I tend to obsess over WP security. But what should I really worry about? There are two main ways WP sites get hacked:
- By far the most common attempted WP hack is malicious login, in which a bot or bots attempt(s) to login using lists of common admin usernames and passwords.
- By far the most common successful WP hacks use vulnerabilities in outdated plugins, themes, or WP core.
Update 2019-11-15: There is now a third main way that WP sites get hacked. Site admins are installing the malware on their own sites! See Free Professional Themes and Plugins.
Those are the two biggies, followed distantly by things like hosting vulnerabilities, file permissions, password theft, and phishing.

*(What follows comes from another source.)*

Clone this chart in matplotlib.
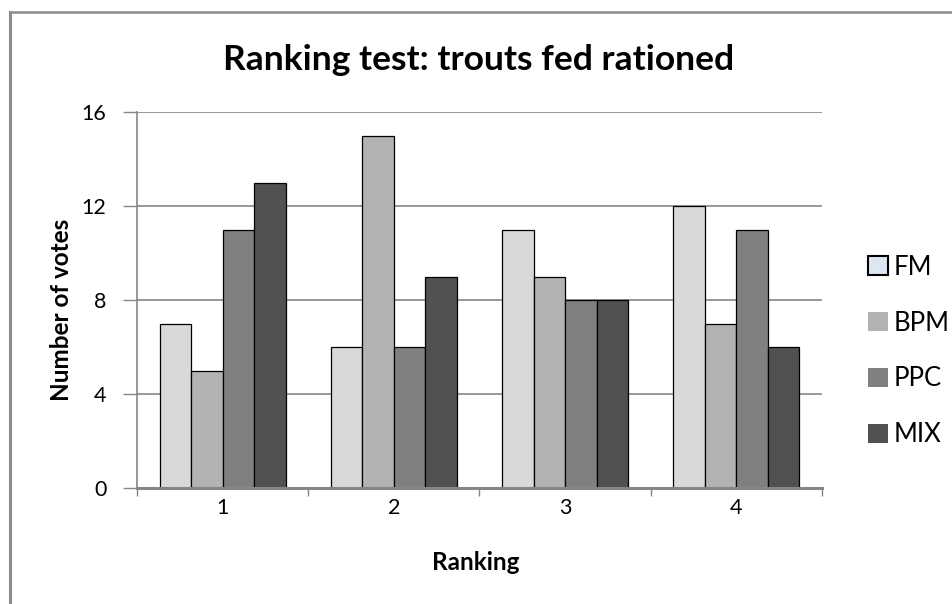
import matplotlib
matplotlib.use("Agg")
import matplotlib.pyplot as plt
import numpy as np
from matplotlib.lines import Line2D
from matplotlib.patches import Patch

categories = ["1", "2", "3", "4"]
series_names = ["FM", "BPM", "PPC", "MIX"]
fm = [7, 6, 11, 12]
bpm = [5, 15, 9, 7]
ppc = [11, 6, 8, 11]
mix = [13, 9, 8, 6]
y_ticks = [0, 4, 8, 12, 16]

colors = ["#d9d9d9", "#b3b3b3", "#808080", "#515151"]
legend_colors = ["#dde7f3", "#b3b3b3", "#808080", "#515151"]
grid_color = "#868686"

plt.rcParams["font.family"] = ["Lato", "DejaVu Sans"]

W, H = 953, 604
fig = plt.figure(figsize=(W / 100, H / 100), dpi=100)
ax = fig.add_axes([137 / W, 1 - 488 / H, (822 - 137) / W, (488 - 112) / H])

x = np.arange(len(categories))
bar_w = 0.184
values = [fm, bpm, ppc, mix]
for i, (vals, col) in enumerate(zip(values, colors)):
    offset = (i - 1.5) * bar_w
    ax.bar(x + offset, vals, width=bar_w, color=col, edgecolor="black",
           linewidth=0.9, zorder=3)

ax.set_xlim(-0.5, 3.5)
ax.set_ylim(0, 16)
ax.set_yticks(y_ticks)
ax.set_yticklabels([str(t) for t in y_ticks], fontsize=15.5)
ax.set_xticks(x)
ax.set_xticklabels(categories, fontsize=15.5)
ax.set_xticks(np.arange(-0.5, 4.0, 1.0), minor=True)
ax.tick_params(axis="x", which="major", length=0, pad=7)
ax.tick_params(axis="x", which="minor", length=6, color=grid_color, width=1)
ax.tick_params(axis="y", length=10, color=grid_color, width=1, pad=12)

ax.yaxis.grid(True, color=grid_color, linewidth=1.2, zorder=0)
ax.set_axisbelow(True)
for s in ["top", "right"]:
    ax.spines[s].set_visible(False)
ax.spines["left"].set_color(grid_color)
ax.spines["left"].set_linewidth(1.2)
ax.spines["bottom"].set_color(grid_color)
ax.spines["bottom"].set_linewidth(2.2)
ax.spines["bottom"].set_zorder(4)

# axis titles placed in figure pixels
fig.text(62 / W, 1 - 310 / H, "Number of votes", rotation=90,
         ha="center", va="center", fontsize=17.5, fontweight="bold")
fig.text(476 / W, 1 - 562 / H, "Ranking",
         ha="center", va="center", fontsize=17.5, fontweight="bold")

fig.text(479 / W, 1 - 60 / H, "Ranking test: trouts fed rationed",
         ha="center", va="center", fontsize=25.5, fontweight="bold")

handles = [Patch(facecolor=c, edgecolor="black" if i == 0 else "none",
                 linewidth=1.5) for i, c in enumerate(legend_colors)]
fig.legend(handles, series_names, loc="center left",
           bbox_to_anchor=(858 / W, 1 - 351 / H), frameon=False,
           fontsize=18.5, handlelength=0.75, handleheight=0.75,
           handletextpad=0.25, labelspacing=1.2, borderaxespad=0)

# outer chart frame (left and top edges)
fig.add_artist(Line2D([10 / W, 10 / W], [0, 1 - 12 / H],
                      transform=fig.transFigure, color="#8c8c8c", linewidth=2.2))
fig.add_artist(Line2D([10 / W, 1], [1 - 12 / H, 1 - 12 / H],
                      transform=fig.transFigure, color="#8c8c8c", linewidth=1.8))

fig.savefig("out.png", dpi=100)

I want to protect my site against all threats, but I should pay proportionate attention to the two titans.
To protect against malicious logins, I should …

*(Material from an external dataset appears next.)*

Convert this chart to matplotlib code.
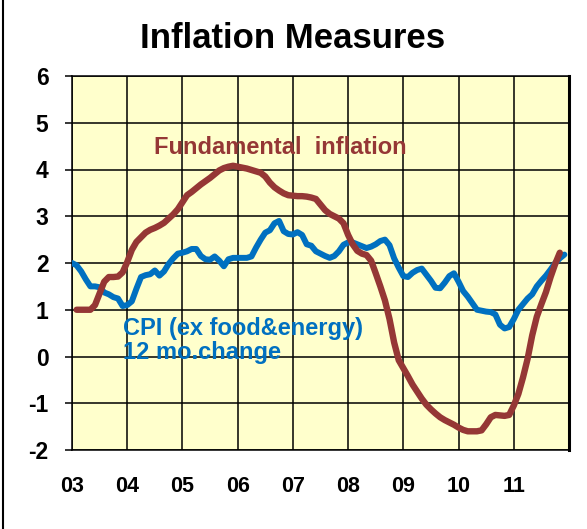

- Use a non-obvious admin username, especially not ‘admin’. Other admin usernames to avoid: ‘account’, ‘administrator’, ‘guest’, ‘letmein’, ‘login’, ‘name’, ‘netadmin’, ‘qwerty’, ‘root’, ‘rootuser’, ‘sysadmin’, ‘test’, ‘user’, ‘username’, ‘webadmin’, ‘webmaster’.
- Use a very strong password
- Limit login attempts
That should do it. Pretty much everyone agrees on those three best practices. If I am still a bit paranoid – which I am – I can also implement one or more of …
- Hide the login url
- Cloudflare page rule
- Captcha
- Security question(s)
- Second user name and password
- Two factor authentication
I’m a fan of the first two.
To protect against the other biggie … I gotta keep WP, plugins, and themes up to date. I’m a fan of automatic updates. I would rather deal with a rare ‘oops the update broke my site’ than a malicious hack. The alternative is frequent – at least weekly – manual check and update.